Still, none of us really knew what to expect. Albion had a good start to a reasonable season last time out, beat us in fact, and might prove hard work in the initial weeks of a new season. They would be no pushovers despite losing their opening match to a last minute penalty. There was bound to be a measure of uncertainty in our play as the team adjusts to whatever system it is Roberto wants them to play. Don't ask me, I can't be arsed with statistics and diagrams and pseudo-technical jargon that too often passes for footy chat these days. The game is a simple one in its basics: Run. Kick ball. Pass. Score. As often as possible do it better than your opponent. Win, good. Lose, bad. Draw, grumble.
Actually, the game was similar to the previous draw V Norwich, this time without the goals. We had by far most possession and attempts on goal, played prettily, and Felli hit a post, but it was again strangely unconvincing. In fact Tim Howard had to make two superb saves to keep things equal during two breakaway attacks. Had we gone behind you had the feeling we would be unable this time to get an equaliser. Late substitutions made little difference. Due praise for Albion, though. They closed everything down and kept their shape, their centre defence and midfield in particular. Their breakaways might be sparse but every one of them looked dangerous as we pushed further up the pitch.
For us, the Felli experiment continues as he plays in his preferred deeper position. It's only two games but I am unconvinced by it despite his mister-everywhere activity. My biggest encouragement came from his obvious developing combination play with Ross Barkley, who yet again belied his young years with another maturing performance that occasionally verged on arrogant. If Felli stays, they could be potentially lethal together.
The tempo stepped up in the second half and we threatened a breakthrough that never came despite substitutions of Arouna Koné and Steven Naismith for Nik Jelavic and Kevin Mirallas for the final quarter of an hour. The Mirallas substitution had a quieting affect on the crowd because everybody expects him to do something new every time he gets the ball. Gone, there was a feeling only the sheer weight of attacks would breach the enemy. Alas.

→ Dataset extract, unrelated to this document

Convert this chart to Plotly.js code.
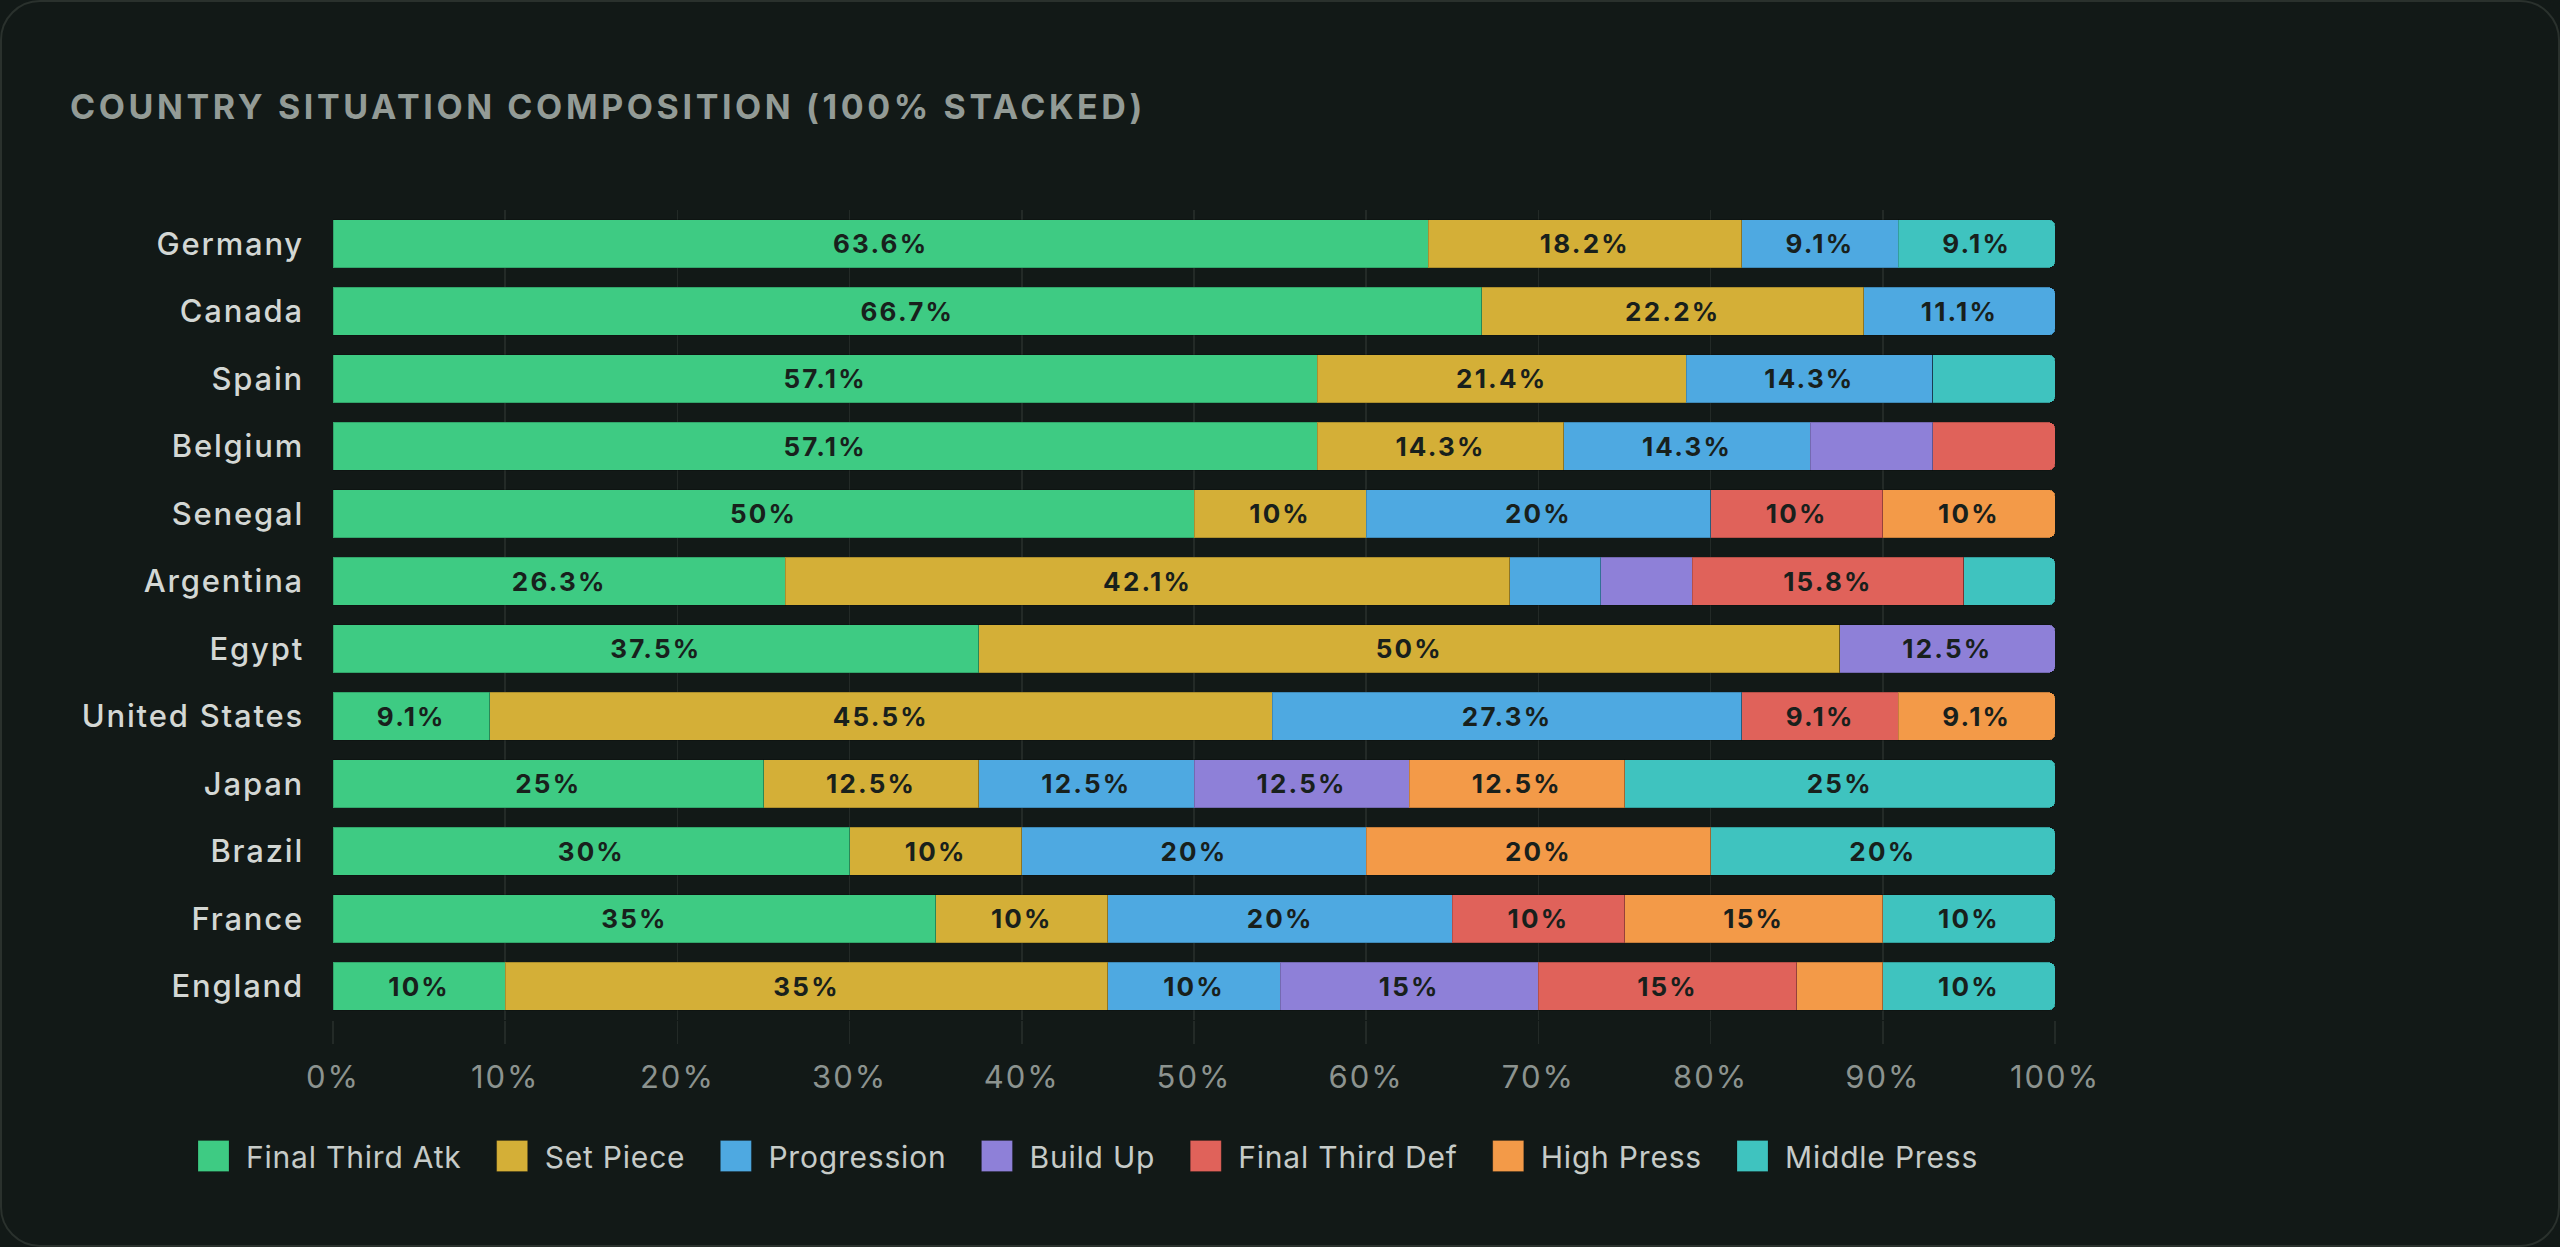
<!DOCTYPE html>
<html>
<head>
<meta charset="utf-8">
<script src="https://cdn.plot.ly/plotly-3.0.1.min.js"></script>
<style>
  html, body { margin:0; padding:0; background:#121917; width:2560px; height:1247px; overflow:hidden; }
  #card { position:absolute; left:0; top:0; width:2556px; height:1243px; border:2px solid #2a312d; border-radius:40px; background:#121917; }
  #chart { position:absolute; left:0; top:0; width:2560px; height:1247px; }
  #chart .gtitle { letter-spacing:3.6px; }
  #chart .bartext { letter-spacing:2.2px; }
  #chart .xtick text { letter-spacing:2px; }
  #chart .ytick text { letter-spacing:1.8px; }
  #chart .legendtext { letter-spacing:0.8px; }
</style>
</head>
<body>
<div id="card"></div>
<div id="chart"></div>
<script>
// ---------- data (percent of each country's situations) ----------
const countries = ['Germany','Canada','Spain','Belgium','Senegal','Argentina','Egypt','United States','Japan','Brazil','France','England'];
const finalThirdAtk = [63.6, 66.7, 57.1, 57.1, 50, 26.3, 37.5,  9.1, 25,   30, 35, 10];
const setPiece      = [18.2, 22.2, 21.4, 14.3, 10, 42.1, 50,   45.5, 12.5, 10, 10, 35];
const progression   = [ 9.1, 11.1, 14.3, 14.3, 20,  5.3,  0,   27.3, 12.5, 20, 20, 10];
const buildUp       = [ 0,    0,    0,    7.1,  0,  5.3, 12.5,  0,   12.5,  0,  0, 15];
const finalThirdDef = [ 0,    0,    0,    7.1, 10, 15.8,  0,    9.1,  0,    0, 10, 15];
const highPress     = [ 0,    0,    0,    0,   10,  0,    0,    9.1, 12.5, 20, 15,  5];
const middlePress   = [ 9.1,  0,    7.1,  0,    0,  5.3,  0,    0,   25,   20, 10, 10];
const seriesNames   = ['Final Third Atk','Set Piece','Progression','Build Up','Final Third Def','High Press','Middle Press'];
const seriesValues  = [finalThirdAtk, setPiece, progression, buildUp, finalThirdDef, highPress, middlePress];
const xTickValues   = [0,10,20,30,40,50,60,70,80,90,100];
const xTickLabels   = ['0%','10%','20%','30%','40%','50%','60%','70%','80%','90%','100%'];

// ---------- styles ----------
const seriesColors = ['#3ecb83','#d4af37','#4ea9e1','#8e80d8','#e0625a','#f39a48','#3fc3bf'];
const LABEL_MIN = 8;
function fmt(v){ return (Math.round(v*10)/10).toString() + '%'; }

const traces = seriesValues.map((vals, i) => ({
  type: 'bar',
  orientation: 'h',
  name: seriesNames[i],
  y: countries,
  x: vals,
  marker: { color: seriesColors[i], line: { color: 'rgba(0,0,0,0.18)', width: 1 } },
  text: vals.map(v => v >= LABEL_MIN ? fmt(v) : ''),
  textposition: 'inside',
  insidetextanchor: 'middle',
  textangle: 0,
  constraintext: 'none',
  textfont: { family: 'Inter, sans-serif', size: 26, color: '#18201c', weight: 700 },
  hoverinfo: 'skip'
}));

const layout = {
  width: 2560, height: 1247,
  paper_bgcolor: 'rgba(0,0,0,0)',
  plot_bgcolor: 'rgba(0,0,0,0)',
  margin: { l: 333, r: 505, t: 210, b: 227, pad: 0 },
  barmode: 'stack',
  barnorm: 'percent',
  bargap: 0.29,
  barcornerradius: 6,
  font: { family: 'Inter, sans-serif', color: '#c6cbc8' },
  title: {
    text: 'COUNTRY SITUATION COMPOSITION (100% STACKED)',
    xref: 'container', x: 70/2560, xanchor: 'left',
    yref: 'container', y: 1 - 107/1247, yanchor: 'middle',
    font: { family: 'Inter, sans-serif', size: 34, color: '#939b96', weight: 700 }
  },
  xaxis: {
    range: [0, 100],
    tickmode: 'array', tickvals: xTickValues, ticktext: xTickLabels,
    ticks: 'outside', ticklen: 23, tickwidth: 1.5, tickcolor: '#232a27',
    showgrid: true, gridcolor: '#232a27', gridwidth: 1.5,
    zeroline: false, showline: false,
    tickfont: { family: 'Inter, sans-serif', size: 31, color: '#8c938f' },
    ticklabelstandoff: 7,
    fixedrange: true
  },
  yaxis: {
    type: 'category',
    autorange: 'reversed',
    ticks: '', showgrid: false, zeroline: false, showline: false,
    tickfont: { family: 'Inter, sans-serif', size: 31, color: '#d3d7d4', weight: 500 },
    ticklabelstandoff: 28,
    fixedrange: true
  },
  showlegend: true,
  legend: {
    orientation: 'h',
    xref: 'container', x: 0.05, xanchor: 'left',
    yref: 'container', y: 1 - 1156/1247, yanchor: 'middle',
    font: { family: 'Inter, sans-serif', size: 30, color: '#c6cbc8' },
    bgcolor: 'rgba(0,0,0,0)',
    traceorder: 'normal'
  }
};

// legend swatch geometry (Chart.js-like)
const LEGEND_START = 198, SQ = 31, SQ_TEXT_GAP = 48, ITEM_GAP = 35;

function fixLegend(gd){
  const leg = gd.querySelector('g.legend');
  if (!leg) return;
  leg.querySelectorAll('[clip-path]').forEach(e => e.removeAttribute('clip-path'));
  let sqLeft = LEGEND_START;
  leg.querySelectorAll('g.traces').forEach(g => {
    const text = g.querySelector('text.legendtext');
    const m = /translate\(\s*([-\d.e]+)[ ,]+([-\d.e]+)\s*\)/.exec(g.getAttribute('transform') || '');
    let tx = m ? +m[1] : 0, ty = m ? +m[2] : 0;
    const tr = text.getBoundingClientRect();
    tx += (sqLeft + SQ_TEXT_GAP) - tr.left;
    g.setAttribute('transform', 'translate(' + tx + ',' + ty + ')');
    const p = g.querySelector('.legendpoints path');
    if (p) {
      p.setAttribute('d', 'M6,6H-6V-6H6Z');
      const bb = p.getBBox();
      const r = p.getBoundingClientRect();
      const s = SQ / bb.width;
      const cx = bb.x + bb.width/2, cy = bb.y + bb.height/2;
      const dx = (sqLeft + SQ/2) - (r.left + r.width/2);
      const ex = p.getAttribute('transform') || '';
      p.setAttribute('transform', ex + ' translate(' + dx + ',0) translate(' + cx + ',' + cy + ') scale(' + s + ') translate(' + (-cx) + ',' + (-cy) + ')');
      p.style.vectorEffect = 'non-scaling-stroke';
    }
    const tr2 = text.getBoundingClientRect();
    sqLeft = tr2.right + ITEM_GAP;
  });
}

const gd = document.getElementById('chart');
Plotly.newPlot(gd, traces, layout, { staticPlot: true, displayModeBar: false }).then(() => fixLegend(gd));
</script>
</body>
</html>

So once again we felt as though it was two points dropped, even though, really, a draw was a fair result. We only had ourselves to blame. Plainly, we need the killer touch as much as ever. If it could match approach play we would win every game by six goals. But it doesn't, and frankly I can't see it happening at the moment. Fingers crossed I am wrong and the new system delivers in due course.
Suitably chastened, post-match, post-farewell toasts to Chris, Michelle and Matthew, I walked to the pub to meet Plewsy and co. Venue wise, it was chalk and cheese, from the sublime to the ridiculous, from civilisation to a wall of simian gabble, where bar-flies sweated freely and were undebauched by the refinements of toilet. I fled to a corner with Plewsy, where we were pursued by his self-proclaimed best looking brother, Ian. Soon I was as bad as everyone else. Football does that to you, as if we didn't know.
Roll on the season and that first win.